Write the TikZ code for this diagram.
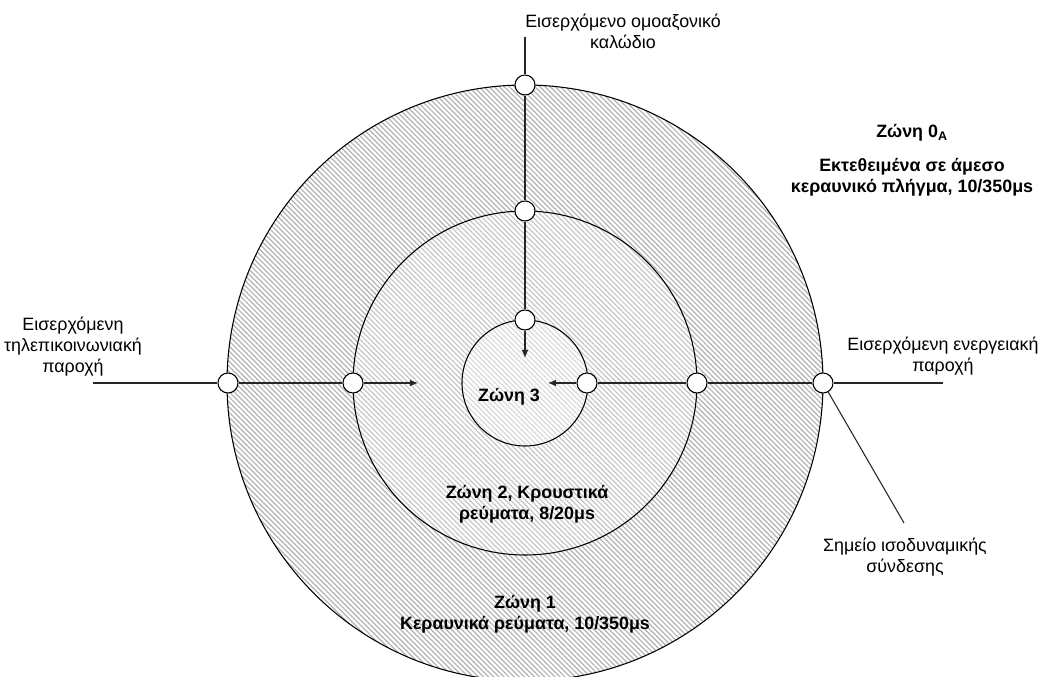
\documentclass[tikz,border=0pt]{standalone}
\usepackage{fontspec}
\setmainfont{Liberation Sans}
\usepackage{tikz}
\usetikzlibrary{arrows.meta,calc,patterns.meta}

\begin{document}
\begin{tikzpicture}[
  x=0.75pt,
  y=0.75pt,
  font=\fontsize{13.4}{15.75}\selectfont
]

  \tikzstyle{zonenode}=[draw,circle,thick,inner sep=0pt,preaction={fill=white}]
  \tikzstyle{zoneouter}=[zonenode,minimum size=447pt,pattern={Lines[angle=-45,distance=2.7pt,line width=0.9pt]},pattern color=gray!60]
  \tikzstyle{zonemiddle}=[zonenode,minimum size=258pt,pattern={Lines[angle=-45,distance=2.7pt,line width=0.9pt]},pattern color=gray!45]
  \tikzstyle{zoneinner}=[zonenode,minimum size=94.5pt,pattern={Lines[angle=-45,distance=2.7pt,line width=0.9pt]},pattern color=gray!30]

  \tikzstyle{bondnode}=[draw,circle,fill=white,thick,minimum size=15pt,inner sep=0pt]
  \tikzstyle{labnode}=[align=center,inner sep=0pt]
  \tikzstyle{zonelab}=[align=center,inner sep=0pt,font=\fontsize{13.4}{15.75}\selectfont\bfseries]

  \tikzstyle{cable}=[draw,thick,black!85]
  \tikzstyle{pointer}=[draw,thick,black!85,-{Latex[length=6pt,width=5pt]}]

  \useasboundingbox (-525,-294) rectangle (517,383);

  % zones
  \node[zoneouter]  (zone0) at (0,0) {};
  \node[zonemiddle] (zone1) at (0,0) {};
  \node[zoneinner]  (zone2) at (0,0) {};

  % bonding points
  \node[bondnode] (j0t) at (90:298) {};
  \node[bondnode] (j1t) at (90:172) {};
  \node[bondnode] (j2t) at (90:63)  {};
  \node[bondnode] (j0l) at (180:297) {};
  \node[bondnode] (j1l) at (180:172) {};
  \node[bondnode] (j0r) at (0:298) {};
  \node[bondnode] (j1r) at (0:172) {};
  \node[bondnode] (j2r) at (0:62)  {};

  \coordinate (coaxin)  at (0,346);
  \coordinate (coaxend) at (0,25);
  \coordinate (telin)   at (-432,0);
  \coordinate (telend)  at (-107,0);
  \coordinate (powin)   at (418,0);
  \coordinate (powend)  at (23,0);
  \coordinate (bondend) at (379,-140);

  % labels
  \node[labnode] (coaxlab) at (98,352) {Εισερχόμενο ομοαξονικό\\καλώδιο};
  \node[labnode] (tellab)  at (-452,36) {Εισερχόμενη\\τηλεπικοινωνιακή\\παροχή};
  \node[labnode] (powlab)  at (418,27) {Εισερχόμενη ενεργειακή\\παροχή};
  \node[labnode] (bondlab) at (380,-174) {Σημείο ισοδυναμικής\\σύνδεσης};

  \node[zonelab] (z0lab)  at (387,250) {Ζώνη 0\textsubscript{A}};
  \node[zonelab] (z0desc) at (387,206) {Εκτεθειμένα σε άμεσο\\κεραυνικό πλήγμα, 10/350μs};
  \node[zonelab] (z1lab)  at (0,-231) {Ζώνη 1\\Κεραυνικά ρεύματα, 10/350μs};
  \node[zonelab] (z2lab)  at (2,-121) {Ζώνη 2, Κρουστικά\\ρεύματα, 8/20μs};
  \node[zonelab] (z3lab)  at (-16,-14) {Ζώνη 3};

  % cables
  \draw[cable]   (coaxin) -- (j0t);
  \draw[cable]   (j0t)    -- (j1t);
  \draw[cable]   (j1t)    -- (j2t);
  \draw[pointer] (j2t)    -- (coaxend);

  \draw[cable]   (telin)  -- (j0l);
  \draw[cable]   (j0l)    -- (j1l);
  \draw[pointer] (j1l)    -- (telend);

  \draw[cable]   (powin)  -- (j0r);
  \draw[cable]   (j0r)    -- (j1r);
  \draw[cable]   (j1r)    -- (j2r);
  \draw[pointer] (j2r)    -- (powend);

  \draw[cable]   (j0r)    -- (bondend);

\end{tikzpicture}
\end{document}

####

▶ **DIRECTIVE**
From the material above, copy everything exactly but the pictures.

▶ **WRITTEN RESPONSE**
Write the TikZ code for this diagram.
\documentclass[tikz,border=0pt]{standalone}
\usepackage{fontspec}
\setmainfont{Liberation Sans}
\usepackage{tikz}
\usetikzlibrary{arrows.meta,calc,patterns.meta}

\begin{document}
\begin{tikzpicture}[
  x=0.75pt,
  y=0.75pt,
  font=\fontsize{13.4}{15.75}\selectfont
]

  \tikzstyle{zonenode}=[draw,circle,thick,inner sep=0pt,preaction={fill=white}]
  \tikzstyle{zoneouter}=[zonenode,minimum size=447pt,pattern={Lines[angle=-45,distance=2.7pt,line width=0.9pt]},pattern color=gray!60]
  \tikzstyle{zonemiddle}=[zonenode,minimum size=258pt,pattern={Lines[angle=-45,distance=2.7pt,line width=0.9pt]},pattern color=gray!45]
  \tikzstyle{zoneinner}=[zonenode,minimum size=94.5pt,pattern={Lines[angle=-45,distance=2.7pt,line width=0.9pt]},pattern color=gray!30]

  \tikzstyle{bondnode}=[draw,circle,fill=white,thick,minimum size=15pt,inner sep=0pt]
  \tikzstyle{labnode}=[align=center,inner sep=0pt]
  \tikzstyle{zonelab}=[align=center,inner sep=0pt,font=\fontsize{13.4}{15.75}\selectfont\bfseries]

  \tikzstyle{cable}=[draw,thick,black!85]
  \tikzstyle{pointer}=[draw,thick,black!85,-{Latex[length=6pt,width=5pt]}]

  \useasboundingbox (-525,-294) rectangle (517,383);

  % zones
  \node[zoneouter]  (zone0) at (0,0) {};
  \node[zonemiddle] (zone1) at (0,0) {};
  \node[zoneinner]  (zone2) at (0,0) {};

  % bonding points
  \node[bondnode] (j0t) at (90:298) {};
  \node[bondnode] (j1t) at (90:172) {};
  \node[bondnode] (j2t) at (90:63)  {};
  \node[bondnode] (j0l) at (180:297) {};
  \node[bondnode] (j1l) at (180:172) {};
  \node[bondnode] (j0r) at (0:298) {};
  \node[bondnode] (j1r) at (0:172) {};
  \node[bondnode] (j2r) at (0:62)  {};

  \coordinate (coaxin)  at (0,346);
  \coordinate (coaxend) at (0,25);
  \coordinate (telin)   at (-432,0);
  \coordinate (telend)  at (-107,0);
  \coordinate (powin)   at (418,0);
  \coordinate (powend)  at (23,0);
  \coordinate (bondend) at (379,-140);

  % labels
  \node[labnode] (coaxlab) at (98,352) {Εισερχόμενο ομοαξονικό\\καλώδιο};
  \node[labnode] (tellab)  at (-452,36) {Εισερχόμενη\\τηλεπικοινωνιακή\\παροχή};
  \node[labnode] (powlab)  at (418,27) {Εισερχόμενη ενεργειακή\\παροχή};
  \node[labnode] (bondlab) at (380,-174) {Σημείο ισοδυναμικής\\σύνδεσης};

  \node[zonelab] (z0lab)  at (387,250) {Ζώνη 0\textsubscript{A}};
  \node[zonelab] (z0desc) at (387,206) {Εκτεθειμένα σε άμεσο\\κεραυνικό πλήγμα, 10/350μs};
  \node[zonelab] (z1lab)  at (0,-231) {Ζώνη 1\\Κεραυνικά ρεύματα, 10/350μs};
  \node[zonelab] (z2lab)  at (2,-121) {Ζώνη 2, Κρουστικά\\ρεύματα, 8/20μs};
  \node[zonelab] (z3lab)  at (-16,-14) {Ζώνη 3};

  % cables
  \draw[cable]   (coaxin) -- (j0t);
  \draw[cable]   (j0t)    -- (j1t);
  \draw[cable]   (j1t)    -- (j2t);
  \draw[pointer] (j2t)    -- (coaxend);

  \draw[cable]   (telin)  -- (j0l);
  \draw[cable]   (j0l)    -- (j1l);
  \draw[pointer] (j1l)    -- (telend);

  \draw[cable]   (powin)  -- (j0r);
  \draw[cable]   (j0r)    -- (j1r);
  \draw[cable]   (j1r)    -- (j2r);
  \draw[pointer] (j2r)    -- (powend);

  \draw[cable]   (j0r)    -- (bondend);

\end{tikzpicture}
\end{document}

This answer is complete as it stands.